We are really starting to move along now that my general contractor has freed up on his last job. He cut loose his uncle (a finish carpenter) to work on our place, and as we speak he is making the doors open and close with a fluidity not seen in decades in this place.

Dale the HVAC guy replaced two furnaces last week, and is heading up to the attic tomorrow to start work on installing our bad boy up there. We took out a 60% efficient 113K BTU unit and a 92% efficient 115K BTU unit and replaced them with two 96% efficient units, a 60K and a 40K. It has evened out the hot and cold rooms, and although we haven't installed the new upstairs unit, the house is essentially comfortable. Our gas bill should go down substantially. I am eager to get the attic unit up and running as once that is done, we can start storing stuff up there with no fear of having to haul stuff out of the way again.

Dale also ripped down the ducting in the garage that we need out of the way to replace our termite-shredded beam. When he got it down, even more damage was visible (if at all possible) and it looks like we'll be replacing some joists as well. (Yippee.) They guys will be building walls to hold up the main floor so they can replace the beam sometime this week with a nice solid laminated one.

I've met with a couple of window guys. The first guy confirmed our fears, while the second one allayed them. I have yet to see numbers out of the second guy but he says he can RESTORE the existing windows, (leaded sash, steel casement, new glazing, etc. plus custom storm windows that fit the existing notched frames that hold the summer screens,) for less than retrofitting new Pellas or Andersons. If so, it's a no brainer - it would fit our budget and our aesthetic sense.
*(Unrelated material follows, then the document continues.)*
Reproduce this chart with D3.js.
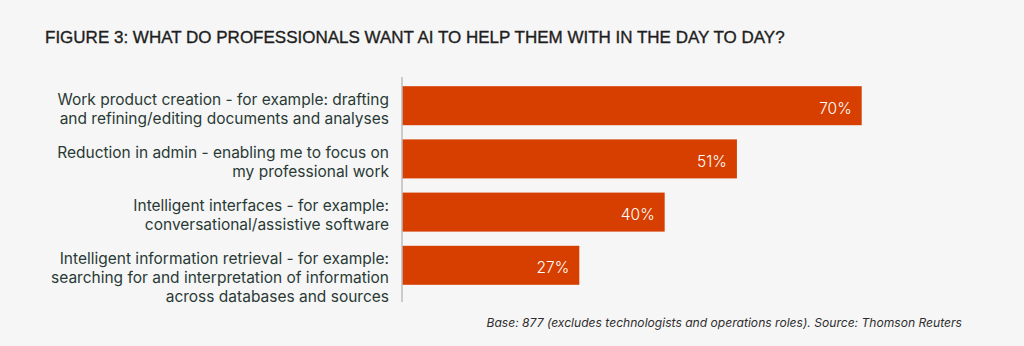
<!DOCTYPE html>
<html>
<head>
<meta charset="utf-8">
<script src="https://cdn.jsdelivr.net/npm/d3@7"></script>
<style>
  html, body { margin: 0; padding: 0; background: #f6f6f6; }
  svg { display: block; }
</style>
</head>
<body>
<svg id="chart" width="1024" height="346"></svg>
<script>
// Survey answers, one entry per bar (label lines kept as they wrap in print)
const categories = [
  ["Work product creation - for example: drafting", "and refining/editing documents and analyses"],
  ["Reduction in admin - enabling me to focus on", "my professional work"],
  ["Intelligent interfaces - for example:", "conversational/assistive software"],
  ["Intelligent information retrieval - for example:", "searching for and interpretation of information", "across databases and sources"]
];
const values = [70, 51, 40, 27];
const title = "FIGURE 3: WHAT DO PROFESSIONALS WANT AI TO HELP THEM WITH IN THE DAY TO DAY?";
const footnote = "Base: 877 (excludes technologists and operations roles). Source: Thomson Reuters";

const svg = d3.select("#chart");
const W = 1024, H = 346;
svg.append("rect").attr("width", W).attr("height", H).attr("fill", "#f6f6f6");

const axisX = 402;
const x = d3.scaleLinear().domain([0, 100]).range([axisX, axisX + 656.7]);
const y = d3.scaleBand()
  .domain(d3.range(categories.length))
  .range([72, 299])
  .padding(0.267);

// Title
svg.append("text")
  .attr("x", 45).attr("y", 42.5)
  .attr("font-family", "'Liberation Sans', Arial, sans-serif")
  .attr("font-size", 17)
  .attr("fill", "#1e1e1e")
  .attr("stroke", "#1e1e1e")
  .attr("stroke-width", 0.35)
  .text(title);

// Bars
svg.append("g").selectAll("rect")
  .data(values)
  .join("rect")
  .attr("x", x(0))
  .attr("y", (d, i) => y(i))
  .attr("width", d => x(d) - x(0))
  .attr("height", y.bandwidth())
  .attr("fill", "#d63f00");

// Value labels inside bar ends
svg.append("g").selectAll("text")
  .data(values)
  .join("text")
  .attr("x", d => x(d) - 10)
  .attr("y", (d, i) => y(i) + y.bandwidth() / 2 + 2.5)
  .attr("text-anchor", "end")
  .attr("dominant-baseline", "central")
  .attr("font-family", "Inter, 'Noto Sans', sans-serif")
  .attr("font-weight", 300)
  .attr("font-size", 15.5)
  .attr("fill", "#ffffff")
  .text(d => d + "%");

// Category labels, right aligned against the axis
const labels = svg.append("g")
  .attr("font-family", "Inter, 'Noto Sans', sans-serif")
  .attr("font-size", 15.5)
  .attr("fill", "#2a3a35")
  .attr("text-anchor", "end");
categories.forEach((lines, i) => {
  const t = labels.append("text")
    .attr("x", 389)
    .attr("y", y(i) + 18.5);
  lines.forEach((ln, j) => {
    t.append("tspan")
      .attr("x", 389)
      .attr("dy", j === 0 ? 0 : 18.8)
      .text(ln);
  });
});

// Vertical baseline axis
svg.append("line")
  .attr("x1", axisX).attr("x2", axisX)
  .attr("y1", 77).attr("y2", 302)
  .attr("stroke", "#bdbdbd")
  .attr("stroke-width", 1.5);

// Source note
svg.append("text")
  .attr("x", 962).attr("y", 327)
  .attr("text-anchor", "end")
  .attr("font-family", "Inter, 'Noto Sans', sans-serif")
  .attr("font-style", "italic")
  .attr("font-size", 12.1)
  .attr("fill", "#2e2e2e")
  .text(footnote);
</script>
</body>
</html>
I also met with a tree guy. The gigantic, enormous, humongous, ancient, stately catalpa tree that dwarfs the house has a bit of a root rot problem and may have to come out. He's also given me an estimate for removing the two trees that we will lose when we build the garage. We have a guy who has a portable sawmill that can handle the smaller trees, so we may have the oak stock that Dan needs to re-work the living room floor currently growing in the front yard. Wouldn't that be cool?

Met with a painter this afternoon to get an evaluation of the problems. He reassured me they were minor and normal and probably mostly due to cheap paint and poor prep/application, as Dan and I had suspected. He said most of the stuff I showed him his guys could handle and so it's just a matter of me talking Dan into letting someone else to the painting and us working on other items.

Most of the outside wood is still in pretty bad shape, thanks to years of neglect and a band-aid approach to the decay. Our carpenter says he can get Dan started on what needs to be done and then Dan can work on it at his leisure next summer. It will be time consuming and tedious and will ultimately fix the problem in a much more permanent way instead of just addressing the symptoms of decay. I sense that buying scaffolding is in our future.

My family's visit was great. There was enough space and beds and bathrooms for all. The universal observation, however, was that it isn't a quiet house. The floors creak and groan in the night with midnight trips to the potty and with no carpeting to speak of, it echoes something fierce. It did not disturb me, so perhaps I've adjusted to the volume. Or perhaps I was just too tired to wake up.